**Request**
Transcribe the whole listing without a single picture.

**Information provided**
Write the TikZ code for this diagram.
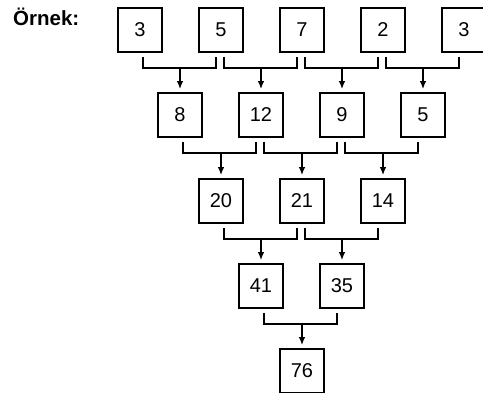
\documentclass[tikz,border=0pt]{standalone}
\usepackage{fontspec}
\setmainfont{Liberation Sans}
\usetikzlibrary{calc,arrows.meta}
\begin{document}
\begin{tikzpicture}[x=1pt,y=-1pt,
  numbox/.style={draw,line width=1.6pt,minimum width=44pt,minimum height=44pt,inner sep=0pt,font=\fontsize{20}{20}\selectfont},
  conn/.style={line width=1.6pt},
  arr/.style={line width=1.6pt,-{Latex[length=8pt,width=6.5pt]}}]
\useasboundingbox (0,0) rectangle (483,392);
\node[anchor=base west,font=\bfseries\fontsize{20.5}{20.5}\selectfont,inner sep=0pt] (lbl) at (13,25) {Örnek:};
% row 1
\node[numbox] (a1) at (140,30) {3};
\node[numbox] (a2) at (221,30) {5};
\node[numbox] (a3) at (302,30) {7};
\node[numbox] (a4) at (383,30) {2};
\node[numbox] (a5) at (464,30) {3};
% row 2
\node[numbox] (b1) at (180,115) {8};
\node[numbox] (b2) at (261,115) {12};
\node[numbox] (b3) at (342,115) {9};
\node[numbox] (b4) at (423,115) {5};
% row 3
\node[numbox] (c1) at (221,201) {20};
\node[numbox] (c2) at (302,201) {21};
\node[numbox] (c3) at (383,201) {14};
% row 4
\node[numbox] (d1) at (261,286) {41};
\node[numbox] (d2) at (342,286) {35};
% row 5
\node[numbox] (e1) at (302,371) {76};
% connectors
\foreach \l/\r/\t in {a1/a2/b1,a2/a3/b2,a3/a4/b3,a4/a5/b4,b1/b2/c1,b2/b3/c2,b3/b4/c3,c1/c2/d1,c2/c3/d2,d1/d2/e1}{
  \draw[conn] ($(\l.south)+(3,4)$) |- ($(\r.south)+(-5,15)$) -- ($(\r.south)+(-5,4)$);
  \draw[arr] (\t.north |- {$(\l.south)+(0,15)$}) -- ($(\t.north)+(0,-3)$);
}
\end{tikzpicture}
\end{document}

**Exercise output**
Write the TikZ code for this diagram.
\documentclass[tikz,border=0pt]{standalone}
\usepackage{fontspec}
\setmainfont{Liberation Sans}
\usetikzlibrary{calc,arrows.meta}
\begin{document}
\begin{tikzpicture}[x=1pt,y=-1pt,
  numbox/.style={draw,line width=1.6pt,minimum width=44pt,minimum height=44pt,inner sep=0pt,font=\fontsize{20}{20}\selectfont},
  conn/.style={line width=1.6pt},
  arr/.style={line width=1.6pt,-{Latex[length=8pt,width=6.5pt]}}]
\useasboundingbox (0,0) rectangle (483,392);
\node[anchor=base west,font=\bfseries\fontsize{20.5}{20.5}\selectfont,inner sep=0pt] (lbl) at (13,25) {Örnek:};
% row 1
\node[numbox] (a1) at (140,30) {3};
\node[numbox] (a2) at (221,30) {5};
\node[numbox] (a3) at (302,30) {7};
\node[numbox] (a4) at (383,30) {2};
\node[numbox] (a5) at (464,30) {3};
% row 2
\node[numbox] (b1) at (180,115) {8};
\node[numbox] (b2) at (261,115) {12};
\node[numbox] (b3) at (342,115) {9};
\node[numbox] (b4) at (423,115) {5};
% row 3
\node[numbox] (c1) at (221,201) {20};
\node[numbox] (c2) at (302,201) {21};
\node[numbox] (c3) at (383,201) {14};
% row 4
\node[numbox] (d1) at (261,286) {41};
\node[numbox] (d2) at (342,286) {35};
% row 5
\node[numbox] (e1) at (302,371) {76};
% connectors
\foreach \l/\r/\t in {a1/a2/b1,a2/a3/b2,a3/a4/b3,a4/a5/b4,b1/b2/c1,b2/b3/c2,b3/b4/c3,c1/c2/d1,c2/c3/d2,d1/d2/e1}{
  \draw[conn] ($(\l.south)+(3,4)$) |- ($(\r.south)+(-5,15)$) -- ($(\r.south)+(-5,4)$);
  \draw[arr] (\t.north |- {$(\l.south)+(0,15)$}) -- ($(\t.north)+(0,-3)$);
}
\end{tikzpicture}
\end{document}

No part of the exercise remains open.